▶ _Aim of the task_: Return only the lines from the top of the material through the line marked by "rectangle (1568, 740);", unaltered.

• • •

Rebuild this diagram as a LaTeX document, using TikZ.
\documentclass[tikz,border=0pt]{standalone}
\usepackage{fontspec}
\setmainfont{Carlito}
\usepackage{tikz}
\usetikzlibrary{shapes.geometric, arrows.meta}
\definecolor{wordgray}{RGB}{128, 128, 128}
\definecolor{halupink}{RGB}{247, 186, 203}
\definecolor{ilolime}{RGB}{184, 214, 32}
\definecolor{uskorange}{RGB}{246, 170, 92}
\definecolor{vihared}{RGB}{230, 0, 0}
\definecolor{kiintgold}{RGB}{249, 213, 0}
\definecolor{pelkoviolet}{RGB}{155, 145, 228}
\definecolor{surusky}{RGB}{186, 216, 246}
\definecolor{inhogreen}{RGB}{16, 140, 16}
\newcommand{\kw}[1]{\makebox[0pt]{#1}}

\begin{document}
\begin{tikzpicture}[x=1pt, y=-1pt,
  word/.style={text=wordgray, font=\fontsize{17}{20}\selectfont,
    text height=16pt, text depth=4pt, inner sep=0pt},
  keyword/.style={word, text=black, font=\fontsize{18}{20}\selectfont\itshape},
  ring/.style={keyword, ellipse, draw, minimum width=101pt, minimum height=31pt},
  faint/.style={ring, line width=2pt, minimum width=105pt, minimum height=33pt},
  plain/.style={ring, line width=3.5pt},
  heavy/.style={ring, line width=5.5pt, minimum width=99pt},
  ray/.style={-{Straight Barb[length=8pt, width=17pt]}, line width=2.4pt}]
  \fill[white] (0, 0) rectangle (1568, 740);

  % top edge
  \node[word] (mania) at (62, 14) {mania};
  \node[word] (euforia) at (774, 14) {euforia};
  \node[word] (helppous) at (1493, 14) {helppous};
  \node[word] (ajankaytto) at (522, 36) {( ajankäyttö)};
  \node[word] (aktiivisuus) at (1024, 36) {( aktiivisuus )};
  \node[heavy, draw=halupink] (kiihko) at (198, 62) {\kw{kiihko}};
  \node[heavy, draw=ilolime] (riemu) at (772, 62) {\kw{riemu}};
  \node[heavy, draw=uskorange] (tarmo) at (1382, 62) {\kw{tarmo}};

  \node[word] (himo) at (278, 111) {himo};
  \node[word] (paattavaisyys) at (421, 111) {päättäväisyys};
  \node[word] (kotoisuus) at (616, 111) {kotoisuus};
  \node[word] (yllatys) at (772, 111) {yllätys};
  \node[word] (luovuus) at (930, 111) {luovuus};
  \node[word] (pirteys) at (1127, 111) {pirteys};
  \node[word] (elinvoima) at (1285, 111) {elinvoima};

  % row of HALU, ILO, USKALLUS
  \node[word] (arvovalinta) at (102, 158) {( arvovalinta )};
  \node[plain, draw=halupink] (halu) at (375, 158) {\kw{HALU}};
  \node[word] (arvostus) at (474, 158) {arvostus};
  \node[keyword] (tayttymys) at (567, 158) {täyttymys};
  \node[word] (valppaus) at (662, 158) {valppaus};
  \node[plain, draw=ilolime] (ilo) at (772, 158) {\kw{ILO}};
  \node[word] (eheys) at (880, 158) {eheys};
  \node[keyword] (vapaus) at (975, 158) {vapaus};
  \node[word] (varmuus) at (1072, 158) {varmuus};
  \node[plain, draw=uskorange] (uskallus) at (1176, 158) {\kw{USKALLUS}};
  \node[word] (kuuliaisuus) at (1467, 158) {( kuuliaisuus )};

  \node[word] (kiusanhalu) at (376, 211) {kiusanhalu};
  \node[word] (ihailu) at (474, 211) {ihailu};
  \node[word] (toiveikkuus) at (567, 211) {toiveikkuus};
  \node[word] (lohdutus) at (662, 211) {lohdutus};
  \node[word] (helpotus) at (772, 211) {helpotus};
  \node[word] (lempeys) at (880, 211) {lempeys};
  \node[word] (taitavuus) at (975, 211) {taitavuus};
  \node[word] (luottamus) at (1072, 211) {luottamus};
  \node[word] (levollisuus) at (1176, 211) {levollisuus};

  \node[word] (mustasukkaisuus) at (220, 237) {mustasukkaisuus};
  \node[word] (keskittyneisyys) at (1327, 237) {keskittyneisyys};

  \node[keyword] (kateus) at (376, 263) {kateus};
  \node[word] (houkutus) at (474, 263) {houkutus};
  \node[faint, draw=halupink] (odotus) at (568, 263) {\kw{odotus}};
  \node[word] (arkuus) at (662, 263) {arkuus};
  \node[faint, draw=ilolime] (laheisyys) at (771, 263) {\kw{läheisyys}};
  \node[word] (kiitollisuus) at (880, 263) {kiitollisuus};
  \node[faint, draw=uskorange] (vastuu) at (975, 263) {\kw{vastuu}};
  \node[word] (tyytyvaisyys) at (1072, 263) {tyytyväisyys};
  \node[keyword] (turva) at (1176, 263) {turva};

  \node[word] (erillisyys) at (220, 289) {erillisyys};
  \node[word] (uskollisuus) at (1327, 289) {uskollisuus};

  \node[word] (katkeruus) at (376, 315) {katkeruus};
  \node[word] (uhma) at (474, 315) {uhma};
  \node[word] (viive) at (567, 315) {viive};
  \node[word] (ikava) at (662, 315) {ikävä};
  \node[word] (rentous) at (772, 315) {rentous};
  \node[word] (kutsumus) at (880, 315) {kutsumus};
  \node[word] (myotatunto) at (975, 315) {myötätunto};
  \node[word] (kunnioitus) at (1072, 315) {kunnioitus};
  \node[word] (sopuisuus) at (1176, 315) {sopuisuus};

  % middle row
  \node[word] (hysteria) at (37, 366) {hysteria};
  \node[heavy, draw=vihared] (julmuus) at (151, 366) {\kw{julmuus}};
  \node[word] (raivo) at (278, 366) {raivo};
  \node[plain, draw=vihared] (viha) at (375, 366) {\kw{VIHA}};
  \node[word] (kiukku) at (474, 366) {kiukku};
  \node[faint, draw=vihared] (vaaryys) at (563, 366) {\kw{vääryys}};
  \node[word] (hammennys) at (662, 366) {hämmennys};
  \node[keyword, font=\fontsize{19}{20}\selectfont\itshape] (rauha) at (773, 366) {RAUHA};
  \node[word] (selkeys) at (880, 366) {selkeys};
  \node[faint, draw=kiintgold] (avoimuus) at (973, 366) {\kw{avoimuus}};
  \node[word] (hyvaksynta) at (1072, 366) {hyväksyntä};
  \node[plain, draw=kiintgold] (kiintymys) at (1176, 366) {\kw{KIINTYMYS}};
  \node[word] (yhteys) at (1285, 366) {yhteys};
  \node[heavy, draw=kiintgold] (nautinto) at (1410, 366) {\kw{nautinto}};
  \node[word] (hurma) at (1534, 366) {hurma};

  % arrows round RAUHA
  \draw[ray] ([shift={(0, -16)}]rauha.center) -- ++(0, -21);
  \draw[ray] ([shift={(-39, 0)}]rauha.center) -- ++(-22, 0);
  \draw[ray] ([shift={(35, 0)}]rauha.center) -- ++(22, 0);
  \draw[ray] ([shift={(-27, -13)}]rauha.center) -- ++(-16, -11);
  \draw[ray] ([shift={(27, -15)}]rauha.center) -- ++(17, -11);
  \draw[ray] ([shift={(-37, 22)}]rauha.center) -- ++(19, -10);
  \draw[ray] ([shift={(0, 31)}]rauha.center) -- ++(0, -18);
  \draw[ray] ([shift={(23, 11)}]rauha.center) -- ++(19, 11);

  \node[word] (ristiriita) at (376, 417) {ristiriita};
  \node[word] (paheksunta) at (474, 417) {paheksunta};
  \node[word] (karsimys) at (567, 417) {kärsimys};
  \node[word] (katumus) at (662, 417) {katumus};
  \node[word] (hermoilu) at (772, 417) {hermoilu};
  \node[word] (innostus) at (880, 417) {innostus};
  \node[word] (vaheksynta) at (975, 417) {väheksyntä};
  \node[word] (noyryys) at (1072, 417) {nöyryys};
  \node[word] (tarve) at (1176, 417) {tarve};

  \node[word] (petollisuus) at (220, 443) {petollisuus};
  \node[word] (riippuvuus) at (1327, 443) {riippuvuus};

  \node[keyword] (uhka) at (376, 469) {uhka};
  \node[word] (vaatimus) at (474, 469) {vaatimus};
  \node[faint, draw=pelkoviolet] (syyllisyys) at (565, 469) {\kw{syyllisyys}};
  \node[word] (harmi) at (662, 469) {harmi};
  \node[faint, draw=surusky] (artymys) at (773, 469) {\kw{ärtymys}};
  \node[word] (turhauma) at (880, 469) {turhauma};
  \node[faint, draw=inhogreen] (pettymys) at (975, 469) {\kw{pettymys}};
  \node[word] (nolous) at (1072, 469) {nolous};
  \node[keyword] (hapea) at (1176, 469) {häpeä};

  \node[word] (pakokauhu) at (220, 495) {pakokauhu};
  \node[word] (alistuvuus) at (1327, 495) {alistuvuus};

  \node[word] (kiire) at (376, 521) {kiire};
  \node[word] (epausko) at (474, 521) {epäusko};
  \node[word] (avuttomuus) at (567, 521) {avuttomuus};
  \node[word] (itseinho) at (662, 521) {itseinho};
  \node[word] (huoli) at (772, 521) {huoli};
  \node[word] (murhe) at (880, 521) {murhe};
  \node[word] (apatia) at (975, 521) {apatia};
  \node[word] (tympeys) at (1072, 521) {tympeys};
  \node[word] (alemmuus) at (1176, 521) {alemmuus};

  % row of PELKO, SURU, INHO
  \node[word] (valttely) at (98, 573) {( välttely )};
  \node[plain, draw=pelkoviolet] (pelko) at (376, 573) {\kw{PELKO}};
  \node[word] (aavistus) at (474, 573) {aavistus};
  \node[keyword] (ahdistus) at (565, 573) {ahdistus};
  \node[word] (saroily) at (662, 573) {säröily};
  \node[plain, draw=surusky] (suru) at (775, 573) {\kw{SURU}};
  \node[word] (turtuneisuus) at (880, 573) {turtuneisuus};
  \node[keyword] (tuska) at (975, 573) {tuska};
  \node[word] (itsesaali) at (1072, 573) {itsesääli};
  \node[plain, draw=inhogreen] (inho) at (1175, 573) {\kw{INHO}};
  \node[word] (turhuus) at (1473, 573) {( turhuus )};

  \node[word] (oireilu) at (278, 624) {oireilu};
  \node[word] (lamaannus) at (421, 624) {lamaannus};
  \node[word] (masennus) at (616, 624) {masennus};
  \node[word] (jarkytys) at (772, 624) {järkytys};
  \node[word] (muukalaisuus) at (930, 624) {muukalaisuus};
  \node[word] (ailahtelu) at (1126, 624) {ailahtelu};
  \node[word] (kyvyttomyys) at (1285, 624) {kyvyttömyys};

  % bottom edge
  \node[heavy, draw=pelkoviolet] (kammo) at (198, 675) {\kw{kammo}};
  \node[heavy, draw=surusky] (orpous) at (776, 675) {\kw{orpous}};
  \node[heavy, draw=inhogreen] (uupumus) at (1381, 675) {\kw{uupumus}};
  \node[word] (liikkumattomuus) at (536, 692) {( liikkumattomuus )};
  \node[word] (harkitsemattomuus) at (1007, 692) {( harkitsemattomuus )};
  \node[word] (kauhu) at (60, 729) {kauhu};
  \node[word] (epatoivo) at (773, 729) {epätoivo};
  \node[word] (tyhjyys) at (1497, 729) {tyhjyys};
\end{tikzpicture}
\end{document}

• • •

▶ _Response below_:
Rebuild this diagram as a LaTeX document, using TikZ.
\documentclass[tikz,border=0pt]{standalone}
\usepackage{fontspec}
\setmainfont{Carlito}
\usepackage{tikz}
\usetikzlibrary{shapes.geometric, arrows.meta}
\definecolor{wordgray}{RGB}{128, 128, 128}
\definecolor{halupink}{RGB}{247, 186, 203}
\definecolor{ilolime}{RGB}{184, 214, 32}
\definecolor{uskorange}{RGB}{246, 170, 92}
\definecolor{vihared}{RGB}{230, 0, 0}
\definecolor{kiintgold}{RGB}{249, 213, 0}
\definecolor{pelkoviolet}{RGB}{155, 145, 228}
\definecolor{surusky}{RGB}{186, 216, 246}
\definecolor{inhogreen}{RGB}{16, 140, 16}
\newcommand{\kw}[1]{\makebox[0pt]{#1}}

\begin{document}
\begin{tikzpicture}[x=1pt, y=-1pt,
  word/.style={text=wordgray, font=\fontsize{17}{20}\selectfont,
    text height=16pt, text depth=4pt, inner sep=0pt},
  keyword/.style={word, text=black, font=\fontsize{18}{20}\selectfont\itshape},
  ring/.style={keyword, ellipse, draw, minimum width=101pt, minimum height=31pt},
  faint/.style={ring, line width=2pt, minimum width=105pt, minimum height=33pt},
  plain/.style={ring, line width=3.5pt},
  heavy/.style={ring, line width=5.5pt, minimum width=99pt},
  ray/.style={-{Straight Barb[length=8pt, width=17pt]}, line width=2.4pt}]
  \fill[white] (0, 0) rectangle (1568, 740);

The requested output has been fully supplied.